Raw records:

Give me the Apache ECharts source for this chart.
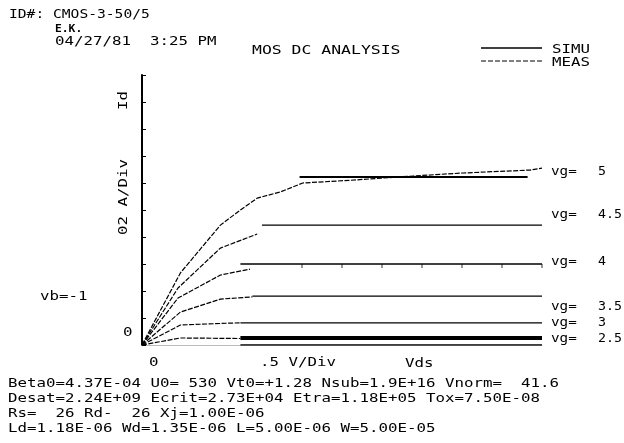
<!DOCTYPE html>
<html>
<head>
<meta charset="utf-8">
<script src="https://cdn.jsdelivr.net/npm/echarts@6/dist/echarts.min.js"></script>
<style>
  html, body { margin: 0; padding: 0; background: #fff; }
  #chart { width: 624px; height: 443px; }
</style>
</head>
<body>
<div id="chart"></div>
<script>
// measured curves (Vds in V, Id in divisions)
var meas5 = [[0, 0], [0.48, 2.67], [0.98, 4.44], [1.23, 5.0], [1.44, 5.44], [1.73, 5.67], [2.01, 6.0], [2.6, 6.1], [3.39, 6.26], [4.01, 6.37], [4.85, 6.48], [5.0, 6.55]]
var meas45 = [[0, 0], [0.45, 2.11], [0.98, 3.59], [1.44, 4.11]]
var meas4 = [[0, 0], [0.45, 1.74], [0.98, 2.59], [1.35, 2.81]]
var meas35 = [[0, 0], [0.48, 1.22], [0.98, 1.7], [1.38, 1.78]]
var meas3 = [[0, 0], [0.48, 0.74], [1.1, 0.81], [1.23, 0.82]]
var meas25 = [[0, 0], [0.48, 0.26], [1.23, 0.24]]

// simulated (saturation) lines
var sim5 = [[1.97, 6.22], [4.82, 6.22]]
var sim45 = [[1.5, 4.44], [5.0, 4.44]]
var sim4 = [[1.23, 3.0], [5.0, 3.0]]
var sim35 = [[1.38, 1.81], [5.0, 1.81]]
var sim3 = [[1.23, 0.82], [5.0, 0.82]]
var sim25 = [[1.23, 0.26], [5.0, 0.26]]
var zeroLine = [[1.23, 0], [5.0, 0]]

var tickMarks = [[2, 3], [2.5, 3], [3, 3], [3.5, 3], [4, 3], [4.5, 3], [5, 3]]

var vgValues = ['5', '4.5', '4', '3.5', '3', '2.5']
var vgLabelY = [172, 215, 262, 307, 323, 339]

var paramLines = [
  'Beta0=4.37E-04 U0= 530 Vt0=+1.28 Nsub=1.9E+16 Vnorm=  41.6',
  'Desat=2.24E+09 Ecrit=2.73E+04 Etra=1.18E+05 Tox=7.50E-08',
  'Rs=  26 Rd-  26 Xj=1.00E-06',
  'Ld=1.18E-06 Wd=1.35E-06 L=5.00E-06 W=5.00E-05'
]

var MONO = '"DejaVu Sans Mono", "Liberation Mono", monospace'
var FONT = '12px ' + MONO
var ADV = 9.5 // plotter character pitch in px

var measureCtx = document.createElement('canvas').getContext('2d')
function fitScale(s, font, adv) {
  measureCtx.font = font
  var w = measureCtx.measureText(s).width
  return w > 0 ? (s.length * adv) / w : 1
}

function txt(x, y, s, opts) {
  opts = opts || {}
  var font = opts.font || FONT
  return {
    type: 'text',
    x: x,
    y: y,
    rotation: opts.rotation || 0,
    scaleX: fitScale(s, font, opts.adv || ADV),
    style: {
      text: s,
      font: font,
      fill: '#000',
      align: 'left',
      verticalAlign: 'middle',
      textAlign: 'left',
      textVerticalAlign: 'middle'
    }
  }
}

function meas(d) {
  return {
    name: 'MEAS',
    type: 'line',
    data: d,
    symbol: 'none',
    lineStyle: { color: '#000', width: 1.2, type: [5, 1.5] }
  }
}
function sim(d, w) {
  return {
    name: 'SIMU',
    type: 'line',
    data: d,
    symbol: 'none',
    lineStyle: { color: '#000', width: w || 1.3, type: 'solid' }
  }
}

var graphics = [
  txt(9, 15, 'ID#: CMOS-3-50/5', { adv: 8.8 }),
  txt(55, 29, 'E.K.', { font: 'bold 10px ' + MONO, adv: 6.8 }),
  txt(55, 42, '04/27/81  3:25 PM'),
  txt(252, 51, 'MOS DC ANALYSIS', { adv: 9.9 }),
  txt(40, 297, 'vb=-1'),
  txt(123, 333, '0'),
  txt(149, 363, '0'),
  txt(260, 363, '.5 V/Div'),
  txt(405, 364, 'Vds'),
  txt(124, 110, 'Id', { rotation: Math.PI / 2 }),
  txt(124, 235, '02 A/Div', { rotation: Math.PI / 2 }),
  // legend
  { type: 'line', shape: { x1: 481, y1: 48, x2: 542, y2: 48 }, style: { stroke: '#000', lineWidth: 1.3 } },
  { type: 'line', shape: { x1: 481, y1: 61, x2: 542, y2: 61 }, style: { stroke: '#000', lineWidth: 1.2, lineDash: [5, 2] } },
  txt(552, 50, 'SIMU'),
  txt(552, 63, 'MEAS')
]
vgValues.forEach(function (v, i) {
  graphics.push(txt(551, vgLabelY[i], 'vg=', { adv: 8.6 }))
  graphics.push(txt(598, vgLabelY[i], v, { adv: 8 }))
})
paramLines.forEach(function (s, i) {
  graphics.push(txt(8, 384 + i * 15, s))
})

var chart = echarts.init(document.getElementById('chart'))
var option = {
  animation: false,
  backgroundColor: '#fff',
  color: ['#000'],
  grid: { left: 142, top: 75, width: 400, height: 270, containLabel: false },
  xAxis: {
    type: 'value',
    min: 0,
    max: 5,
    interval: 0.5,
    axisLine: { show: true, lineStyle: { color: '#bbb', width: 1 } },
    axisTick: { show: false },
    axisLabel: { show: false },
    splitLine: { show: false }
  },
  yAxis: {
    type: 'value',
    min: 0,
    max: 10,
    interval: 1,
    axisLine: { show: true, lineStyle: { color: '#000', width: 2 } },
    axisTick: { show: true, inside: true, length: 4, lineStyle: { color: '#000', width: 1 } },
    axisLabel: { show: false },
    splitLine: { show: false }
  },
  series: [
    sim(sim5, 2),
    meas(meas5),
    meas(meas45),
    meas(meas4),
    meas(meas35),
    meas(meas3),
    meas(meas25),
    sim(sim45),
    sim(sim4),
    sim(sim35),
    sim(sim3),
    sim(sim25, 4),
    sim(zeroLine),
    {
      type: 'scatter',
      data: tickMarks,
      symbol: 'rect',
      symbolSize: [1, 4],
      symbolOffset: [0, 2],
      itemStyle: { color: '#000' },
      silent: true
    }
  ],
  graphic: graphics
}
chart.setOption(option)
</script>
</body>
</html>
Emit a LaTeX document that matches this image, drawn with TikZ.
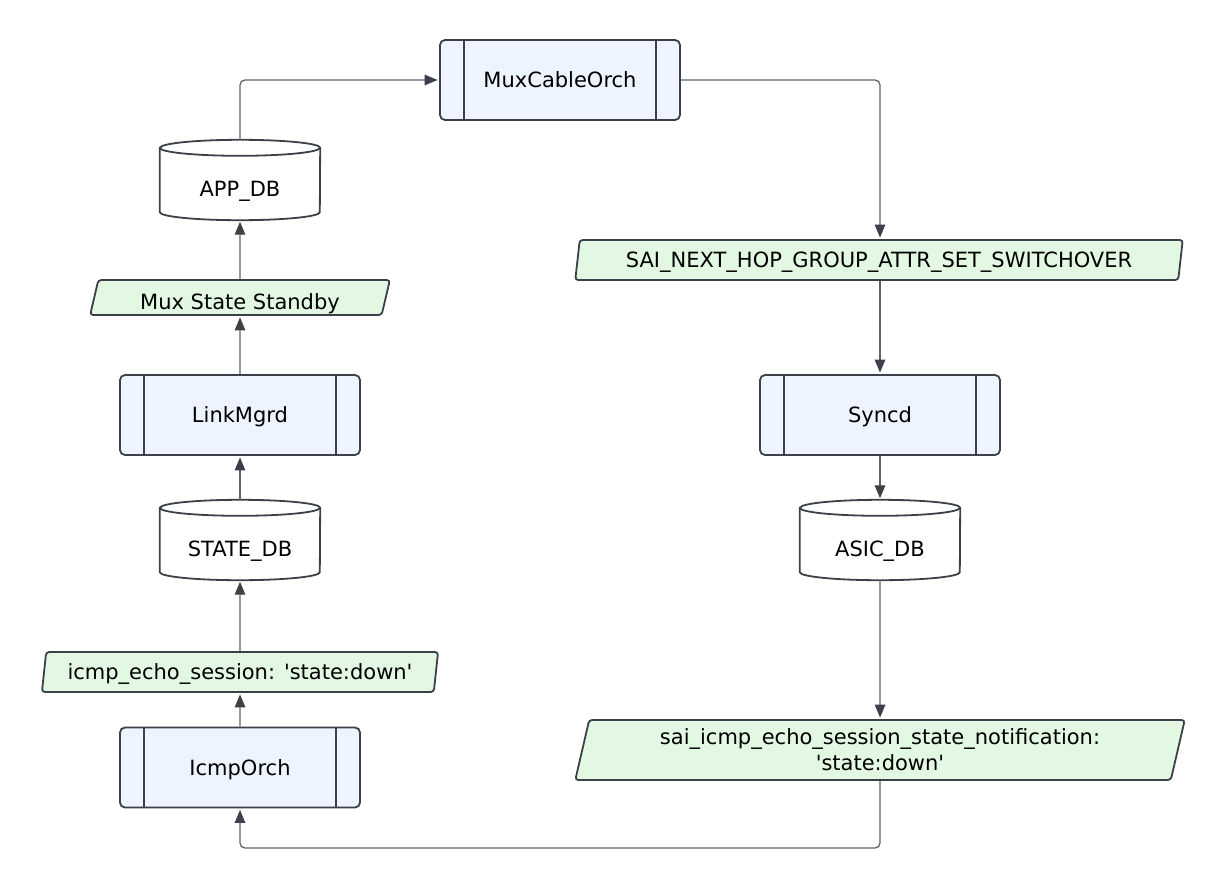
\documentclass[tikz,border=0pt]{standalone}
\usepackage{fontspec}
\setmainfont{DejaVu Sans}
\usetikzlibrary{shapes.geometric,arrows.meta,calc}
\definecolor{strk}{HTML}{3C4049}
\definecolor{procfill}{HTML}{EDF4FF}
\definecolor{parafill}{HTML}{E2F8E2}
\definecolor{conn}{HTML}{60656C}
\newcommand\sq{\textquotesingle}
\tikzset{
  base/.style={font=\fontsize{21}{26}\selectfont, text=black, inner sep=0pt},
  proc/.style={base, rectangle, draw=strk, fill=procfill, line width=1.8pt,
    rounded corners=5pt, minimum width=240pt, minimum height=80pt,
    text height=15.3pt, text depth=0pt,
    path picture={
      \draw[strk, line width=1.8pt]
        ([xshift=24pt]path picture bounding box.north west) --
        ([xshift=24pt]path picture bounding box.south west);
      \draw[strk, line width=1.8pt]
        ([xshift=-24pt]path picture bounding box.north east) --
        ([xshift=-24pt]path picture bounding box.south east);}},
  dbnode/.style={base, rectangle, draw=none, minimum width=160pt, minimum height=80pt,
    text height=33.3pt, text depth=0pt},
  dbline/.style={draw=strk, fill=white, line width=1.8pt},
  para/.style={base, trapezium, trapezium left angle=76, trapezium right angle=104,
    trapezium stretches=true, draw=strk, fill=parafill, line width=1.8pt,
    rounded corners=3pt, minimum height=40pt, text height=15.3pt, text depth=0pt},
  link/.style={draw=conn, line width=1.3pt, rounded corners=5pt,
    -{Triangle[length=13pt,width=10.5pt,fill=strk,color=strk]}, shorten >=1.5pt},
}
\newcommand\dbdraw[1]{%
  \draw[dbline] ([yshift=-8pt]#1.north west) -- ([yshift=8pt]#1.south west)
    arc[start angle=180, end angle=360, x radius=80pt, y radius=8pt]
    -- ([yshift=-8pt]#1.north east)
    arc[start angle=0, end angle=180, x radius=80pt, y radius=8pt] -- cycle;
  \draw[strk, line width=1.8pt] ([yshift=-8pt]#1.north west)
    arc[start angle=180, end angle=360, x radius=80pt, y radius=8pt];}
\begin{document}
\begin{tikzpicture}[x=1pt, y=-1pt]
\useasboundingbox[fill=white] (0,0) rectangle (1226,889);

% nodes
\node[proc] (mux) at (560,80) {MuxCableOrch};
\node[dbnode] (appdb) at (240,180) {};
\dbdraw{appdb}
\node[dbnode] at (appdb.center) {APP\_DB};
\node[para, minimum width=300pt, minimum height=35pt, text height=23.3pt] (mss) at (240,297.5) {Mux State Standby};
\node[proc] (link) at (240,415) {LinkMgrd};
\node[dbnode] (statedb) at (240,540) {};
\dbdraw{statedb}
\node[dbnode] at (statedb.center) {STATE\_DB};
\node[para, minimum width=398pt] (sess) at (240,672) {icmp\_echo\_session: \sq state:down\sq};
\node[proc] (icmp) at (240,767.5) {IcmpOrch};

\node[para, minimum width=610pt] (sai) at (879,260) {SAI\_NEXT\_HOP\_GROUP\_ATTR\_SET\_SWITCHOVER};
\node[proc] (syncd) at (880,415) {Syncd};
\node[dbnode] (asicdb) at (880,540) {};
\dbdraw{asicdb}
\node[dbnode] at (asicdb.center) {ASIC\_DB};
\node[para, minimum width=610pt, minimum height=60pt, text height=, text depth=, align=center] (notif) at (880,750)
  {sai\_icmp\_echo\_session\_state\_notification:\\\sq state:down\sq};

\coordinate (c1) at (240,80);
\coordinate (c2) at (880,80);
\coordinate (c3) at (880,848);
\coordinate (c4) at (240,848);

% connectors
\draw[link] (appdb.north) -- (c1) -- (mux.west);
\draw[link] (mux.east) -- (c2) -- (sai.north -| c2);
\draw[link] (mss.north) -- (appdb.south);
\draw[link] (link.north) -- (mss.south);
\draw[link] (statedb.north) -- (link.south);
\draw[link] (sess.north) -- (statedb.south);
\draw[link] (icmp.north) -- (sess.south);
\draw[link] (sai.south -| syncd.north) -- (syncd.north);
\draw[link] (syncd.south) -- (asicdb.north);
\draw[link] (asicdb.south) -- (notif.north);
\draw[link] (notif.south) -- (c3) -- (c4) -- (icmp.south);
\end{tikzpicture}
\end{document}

## [Aim]
Search the records for the word "this" and copy every line where it occurs.

## [Full answer]
Give me the Apache ECharts source for this chart.
Emit a LaTeX document that matches this image, drawn with TikZ.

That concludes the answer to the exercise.